Prontamente, disse: “O senhor, que anda vestido de padre, dedique-se ao essencial.”
“Bem, mas o que entende por essencial?”
“Muito simples. Pensar nos outros e nas suas necessidades…. E, já agora: Perder a mania de que há mensagens divinas – ou lá o que é –, que exigem comportamentos indiscutíveis e causam, entre muitas outras coisas, tribunais como os da Inquisição, com as suas torturas e fogueiras públicas onde assavam os condenados...”
Tentei, com paz e serenidade, fazer-lhe ver que não é possível julgar acontecimentos do passado com ideias do nosso tempo, pois corre-se o risco de não entender os factos e de explicá-los de modo arbitrário, reconhecendo, muito embora, que a questão da Inquisição levanta muitos problemas interpretativos difíceis e espinhosos.
“Veja que vergonha!
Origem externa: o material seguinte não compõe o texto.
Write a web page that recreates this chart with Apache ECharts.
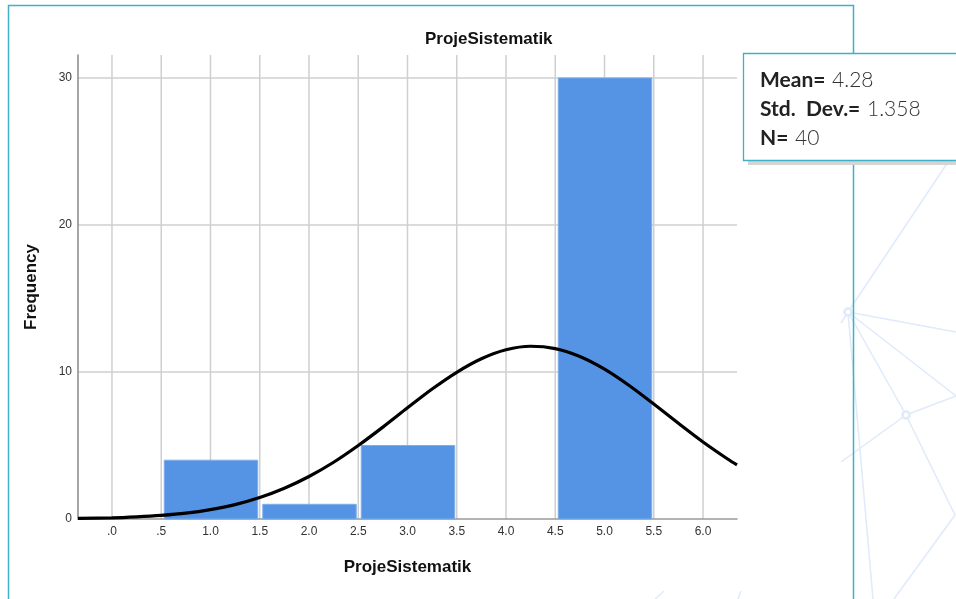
<!DOCTYPE html>
<html>
<head>
<meta charset="utf-8">
<script src="https://cdn.jsdelivr.net/npm/echarts@6/dist/echarts.min.js"></script>
<style>
html,body{margin:0;padding:0;background:#fff;}
#chart{width:956px;height:599px;}
</style>
</head>
<body>
<div id="chart"></div>
<script>
// Histogram bins (ProjeSistematik)
var binStart = [0.5, 1.5, 2.5, 3.5, 4.5];
var binEnd   = [1.5, 2.5, 3.5, 4.5, 5.5];
var frequency = [4, 1, 5, 0, 30];
// Normal curve
var curveX = [-0.345, 0, 0.25, 0.5, 0.75, 1.0, 1.25, 1.5, 1.75, 2.0, 2.25, 2.5, 2.75, 3.0, 3.25, 3.5, 3.75, 4.0, 4.25, 4.5, 4.75, 5.0, 5.25, 5.5, 5.75, 6.0, 6.25, 6.345];
var curveY = [0.04, 0.08, 0.15, 0.25, 0.40, 0.64, 0.98, 1.46, 2.09, 2.89, 3.86, 5.00, 6.25, 7.56, 8.84, 9.98, 10.90, 11.51, 11.75, 11.59, 11.05, 10.19, 9.08, 7.82, 6.51, 5.24, 4.08, 3.68];
// Tick labels
var xTicks = [0, 0.5, 1.0, 1.5, 2.0, 2.5, 3.0, 3.5, 4.0, 4.5, 5.0, 5.5, 6.0];
var xTickLabels = ['.0', '.5', '1.0', '1.5', '2.0', '2.5', '3.0', '3.5', '4.0', '4.5', '5.0', '5.5', '6.0'];
var yTicks = [0, 10, 20, 30];
var stats = { mean: '4.28', sd: '1.358', n: '40' };

var chart = echarts.init(document.getElementById('chart'));
var deco = '#dfeafb';
function ln(x1,y1,x2,y2){return {type:'line',silent:true,z:-10,shape:{x1:x1,y1:y1,x2:x2,y2:y2},style:{stroke:deco,lineWidth:1.5}};}

var barData = binStart.map(function(s,i){return [s, binEnd[i], frequency[i]];}).filter(function(d){return d[2]>0;});
var curveData = curveX.map(function(x,i){return [x, curveY[i]];});
var FF = '"Liberation Sans", Arial, sans-serif';

chart.setOption({
  animation:false,
  backgroundColor:'#fff',
  grid:{left:78, right:219, top:55, bottom:80},
  xAxis:{
    type:'value', min:-0.345, max:6.345,
    axisLine:{show:true, onZero:false, lineStyle:{color:'#999', width:1.5}},
    axisTick:{show:false, customValues:xTicks},
    axisLabel:{customValues:xTicks, color:'#333', fontFamily:FF, fontSize:12, margin:7,
      formatter:function(v){var i=xTicks.indexOf(v);return i>=0?xTickLabels[i]:'';}},
    splitLine:{show:false},
    name:'ProjeSistematik', nameLocation:'middle', nameGap:40,
    nameTextStyle:{fontFamily:FF, fontWeight:'bold', fontSize:17, color:'#111'}
  },
  yAxis:{
    type:'value', min:0, max:31.56,
    axisLine:{show:true, onZero:false, lineStyle:{color:'#888', width:1.5}},
    axisTick:{show:false, customValues:yTicks},
    axisLabel:{customValues:yTicks, color:'#333', fontFamily:FF, fontSize:12, margin:6},
    splitLine:{show:false},
    name:'Frequency', nameLocation:'middle', nameGap:38, nameRotate:90,
    nameTextStyle:{fontFamily:FF, fontWeight:'bold', fontSize:17, color:'#111'}
  },
  series:[
    { // grid lines
      type:'custom', z:0, silent:true,
      data:[0],
      renderItem:function(params, api){
        var ch=[];
        var top=api.coord([0,31.56])[1], bot=api.coord([0,0])[1];
        var left=api.coord([-0.345,0])[0], right=api.coord([6.345,0])[0];
        xTicks.forEach(function(t){var x=api.coord([t,0])[0];
          ch.push({type:'line',shape:{x1:x,y1:top,x2:x,y2:bot},style:{stroke:'#cfcfcf',lineWidth:1.5}});});
        yTicks.forEach(function(t){ if(t===0) return; var y=api.coord([0,t])[1];
          ch.push({type:'line',shape:{x1:left,y1:y,x2:right,y2:y},style:{stroke:'#cfcfcf',lineWidth:1.5}});});
        return {type:'group',children:ch};
      }
    },
    { // histogram bars
      type:'custom', z:2, data:barData,
      renderItem:function(params, api){
        var p0=api.coord([api.value(0),api.value(2)]);
        var p1=api.coord([api.value(1),0]);
        return {type:'rect',shape:{x:p0[0]+3,y:p0[1],width:p1[0]-p0[0]-5,height:p1[1]-p0[1]},
          style:{fill:'#5594e4',stroke:'#7eaeea',lineWidth:1}};
      }
    },
    { type:'line', z:5, data:curveData, smooth:0.3, showSymbol:false, symbol:'none',
      lineStyle:{color:'#000', width:3.2} }
  ],
  graphic:[
    {type:'rect',silent:true,z:-5,shape:{x:8.5,y:5.5,width:845,height:600},style:{fill:'none',stroke:'#3fb0c8',lineWidth:1.5}},
    {type:'text',left:425,top:31,style:{text:'ProjeSistematik',font:'bold 17px "Liberation Sans", Arial',fill:'#111'}},
    ln(948,162,848,312), ln(848,312,956,332), ln(848,312,956,396), ln(848,312,906,415), ln(848,312,873,599), ln(848,312,841,323),
    ln(906,415,956,396), ln(906,415,841,462), ln(906,415,955,515), ln(955,515,894,599), ln(655,599,664,591), ln(738,599,741,591),
    {type:'circle',silent:true,z:-9,shape:{cx:848,cy:312,r:3.5},style:{fill:'#fff',stroke:deco,lineWidth:2.5}},
    {type:'circle',silent:true,z:-9,shape:{cx:906,cy:415,r:3.5},style:{fill:'#fff',stroke:deco,lineWidth:2.5}},
    {type:'rect',silent:true,z:10,shape:{x:748,y:159,width:212,height:6},style:{fill:'#d4d4d4'}},
    {type:'rect',silent:true,z:11,shape:{x:743.5,y:53.5,width:220,height:107},style:{fill:'#fff',stroke:'#3fb0c8',lineWidth:1.3}},
    {type:'text',z:12,left:760,top:66,style:{rich:{b:{font:'bold 21px Lato, "Noto Sans"',fill:'#222'},r:{font:'300 21px Lato, "Noto Sans"',fill:'#333'}},
      text:'{b|Mean=}  {r|'+stats.mean+'}\n{b|Std.  Dev.=}  {r|'+stats.sd+'}\n{b|N=}  {r|'+stats.n+'}', lineHeight:29}}
  ]
});
</script>
</body>
</html>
O pobre do Miguel de Servet, médico insigne, que tantos passos deu para explicar a circulação sanguínea, condenado à morte por “assamento” na Inquisição. O senhor, como padre, não sente vergonha de ser um “leader” da Igreja Católica?”
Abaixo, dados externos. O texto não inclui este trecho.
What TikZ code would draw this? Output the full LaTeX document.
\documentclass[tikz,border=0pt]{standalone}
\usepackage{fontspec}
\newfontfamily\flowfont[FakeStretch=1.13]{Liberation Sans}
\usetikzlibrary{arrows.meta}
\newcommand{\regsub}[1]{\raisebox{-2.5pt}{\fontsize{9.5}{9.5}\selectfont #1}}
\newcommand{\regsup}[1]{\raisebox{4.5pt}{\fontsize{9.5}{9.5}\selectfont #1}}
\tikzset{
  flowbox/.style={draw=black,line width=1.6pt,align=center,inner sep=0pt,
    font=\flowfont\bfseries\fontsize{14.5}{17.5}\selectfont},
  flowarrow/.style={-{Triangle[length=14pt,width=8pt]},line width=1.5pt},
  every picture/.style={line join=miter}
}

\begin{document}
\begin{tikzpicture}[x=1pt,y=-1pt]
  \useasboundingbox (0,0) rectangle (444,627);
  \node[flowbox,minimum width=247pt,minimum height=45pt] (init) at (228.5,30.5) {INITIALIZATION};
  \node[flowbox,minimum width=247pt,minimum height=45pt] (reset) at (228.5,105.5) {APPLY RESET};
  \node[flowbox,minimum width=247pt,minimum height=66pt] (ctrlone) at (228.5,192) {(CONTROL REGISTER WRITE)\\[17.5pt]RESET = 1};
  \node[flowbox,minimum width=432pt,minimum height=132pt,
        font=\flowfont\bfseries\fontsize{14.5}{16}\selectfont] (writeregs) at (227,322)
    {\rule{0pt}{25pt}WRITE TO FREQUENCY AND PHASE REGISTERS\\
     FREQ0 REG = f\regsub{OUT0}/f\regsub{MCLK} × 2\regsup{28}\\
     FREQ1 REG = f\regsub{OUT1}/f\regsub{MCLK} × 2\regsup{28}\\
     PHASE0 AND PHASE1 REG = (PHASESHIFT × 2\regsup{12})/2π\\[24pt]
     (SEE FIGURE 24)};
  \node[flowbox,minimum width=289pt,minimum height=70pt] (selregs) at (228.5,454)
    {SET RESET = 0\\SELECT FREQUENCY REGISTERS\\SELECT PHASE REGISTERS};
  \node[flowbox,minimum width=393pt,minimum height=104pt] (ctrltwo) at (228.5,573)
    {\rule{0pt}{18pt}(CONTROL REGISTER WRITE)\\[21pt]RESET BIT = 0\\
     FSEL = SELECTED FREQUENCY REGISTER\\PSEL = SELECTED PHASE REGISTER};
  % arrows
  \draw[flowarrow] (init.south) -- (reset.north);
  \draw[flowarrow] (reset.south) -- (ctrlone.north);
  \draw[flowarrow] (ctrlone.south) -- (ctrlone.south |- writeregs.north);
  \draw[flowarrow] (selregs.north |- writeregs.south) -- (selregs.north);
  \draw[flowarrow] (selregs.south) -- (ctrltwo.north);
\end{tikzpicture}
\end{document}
Lembrei-lhe que Servet tinha sido condenado à fogueira por Calvino e seus partidários, mas não pela Inquisição Católica.
“Vai dar tudo ao mesmo, mais coisa ou menos coisa...”
Interrompi-o: “Se assim é, desejo-lhe muito boa tarde e, da minha parte, a conversa terminou...”
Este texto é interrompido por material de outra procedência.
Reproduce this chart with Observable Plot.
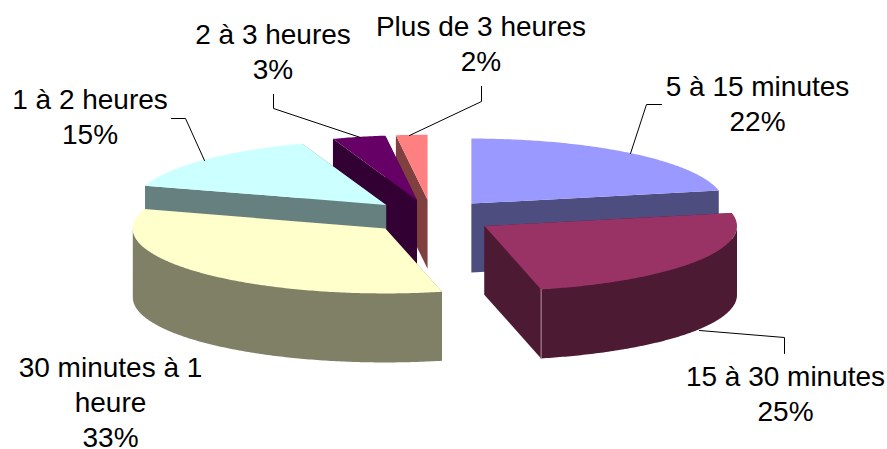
<!DOCTYPE html>
<html lang="fr">
<head>
<meta charset="utf-8">
<title>Camembert 3D</title>
<script src="https://cdn.jsdelivr.net/npm/d3@7"></script>
<script src="https://cdn.jsdelivr.net/npm/@observablehq/plot@0.6"></script>
<style>
html,body{margin:0;padding:0;background:#fff}
svg{display:block}
</style>
</head>
<body>
<div id="chart"></div>
<script>
// Data (clockwise from twelve o'clock)
const categories = ["5 à 15 minutes", "15 à 30 minutes", "30 minutes à 1\nheure", "1 à 2 heures", "2 à 3 heures", "Plus de 3 heures"];
const values = [21.8, 24.6, 33.4, 14.8, 3.4, 2.0];

// Styles
const topColors = ["#9999FF", "#993366", "#FFFFCC", "#CCFFFF", "#660066", "#FF8080"];
const wallColors = ["#4D4D80", "#4D1A33", "#808066", "#668080", "#330033", "#804040"];
const paintOrder = [0, 5, 4, 3, 2, 1];

// Pie layout (tilted ellipse, uniform explosion)
const W = 887, H = 449;
const pie = {cx: 431, cy: 216.3, rx: 252.5, ry: 65, depth: 69, ex: 63, ey: 17.1};

// Label layout: anchor (last-line baseline) and leader polyline per category
const labelX = [757, 785, 110, 89.5, 272.5, 480.5];
const labelY = [130, 420, 446, 143, 78, 70];
const leaders = [
  [[630,153],[646,104],[661,104]],
  [[699,330],[784,337],[784,353]],
  [],
  [[204,160],[185,118],[171,118]],
  [[360,137],[273,108],[273,94]],
  [[409,135],[481,101],[481,86]]
];

const total = d3.sum(values);
const cumul = d3.cumsum(values);
const rim = (s, a) => [s.cx + pie.rx * Math.sin(a), s.cy - pie.ry * Math.cos(a)];
const sweep = (s, a0, a1) => {
  const n = Math.max(2, Math.ceil((a1 - a0) * 90));
  return d3.range(n + 1).map(k => rim(s, a0 + (a1 - a0) * k / n));
};
const slices = values.map((v, i) => {
  const a0 = (cumul[i] - v) / total * 2 * Math.PI;
  const a1 = cumul[i] / total * 2 * Math.PI;
  const m = (a0 + a1) / 2;
  return {i, a0, a1, cx: pie.cx + pie.ex * Math.sin(m), cy: pie.cy - pie.ey * Math.cos(m)};
});

const drop = p => [p[0], p[1] + pie.depth];
const poly = (pts, fill) => Plot.line(pts, {x: d => d[0], y: d => d[1], fill, stroke: "none", curve: "linear-closed"});

const marks = [];
for (const i of paintOrder) {
  const s = slices[i];
  const c = [s.cx, s.cy];
  const first = rim(s, s.a0), last = rim(s, s.a1);
  marks.push(poly([c, first, drop(first), drop(c)], wallColors[i]));
  marks.push(poly([c, last, drop(last), drop(c)], wallColors[i]));
  // outer wall: only the part of the rim that faces the viewer
  const f0 = Math.max(s.a0, Math.PI / 2), f1 = Math.min(s.a1, 3 * Math.PI / 2);
  if (f1 > f0) {
    const front = sweep(s, f0, f1);
    marks.push(poly([...front, ...front.map(drop).reverse()], wallColors[i]));
  }
  marks.push(poly([c, ...sweep(s, s.a0, s.a1)], topColors[i]));
}
// thin highlight on the front corner of the 15-30 minutes slice
{
  const s = slices[1], last = rim(s, s.a1);
  marks.push(Plot.line([last, drop(last)], {x: d => d[0], y: d => d[1], stroke: "#B58CA3", strokeWidth: 1}));
}
// leaders
leaders.forEach(l => {
  if (l.length) marks.push(Plot.line(l, {x: d => d[0], y: d => d[1], stroke: "#000", strokeWidth: 1}));
});
// labels
marks.push(Plot.text(categories.map((c, i) => ({
  t: c + "\n" + Math.round(values[i]) + "%", x: labelX[i], y: labelY[i]
})), {
  x: "x", y: "y", text: "t", textAnchor: "middle", lineAnchor: "bottom",
  lineHeight: 1.25, fontSize: 28, fontFamily: "'Liberation Sans', Arial, sans-serif", fill: "#000"
}));

const chart = Plot.plot({
  width: W, height: H,
  marginTop: 0, marginRight: 0, marginBottom: 0, marginLeft: 0,
  x: {domain: [0, W], range: [0, W], axis: null},
  y: {domain: [0, H], range: [0, H], axis: null},
  style: {background: "#fff"},
  marks
});
document.getElementById("chart").appendChild(chart);
</script>
</body>
</html>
Explodiu: “À falta de argumentos, despede-se! Só quero contra-lhe uma coisa, antes de se ir embora.”
“Conte, conte...”, disse-lhe eu.
«Há dias, eu e uns amigos – éramos dez, se não me engano –, fomos jantar num restaurante. No final, propus: “Façamos uma colecta para os desamparados”. Rendeu quase 200 euros e entregámo-los a um homem e a uma mulher que dormiam, cada um no seu lado, nos recantos de um prédio de andares... Caro Padre: pense nos outros e menos cerimonial nas igrejas... Isto é o que interessa!”
Perguntei-lhe se tinha consciência da quantidade de centros paroquiais, de instituições amparadas ou iniciadas e mantidas pela Igreja Católica, de ordens religiosas, de pessoas singulares, etc., que se dedicavam a promover a vivência da caridade com total generosidade, se sabia que, com frequência, se realizavam peditórios nas igrejas para granjear fundos, a fim de socorrer gente necessitada, que na maioria das paróquias se distribuíam géneros alimentícios, remédios, roupas... Que tudo isto, afinal, era uma consequência de os católicos pensarem seriamente nos outros.
Não me deixou continuar. “Isso é muito romântico, mas faça o que lhe digo: menos cerimónias e pensar mais nos outros”. E entrou no seu carrão soberbo, de matrícula de há poucos meses, afastando-se velozmente e sem me dar possibilidade de continuar as minhas explicações.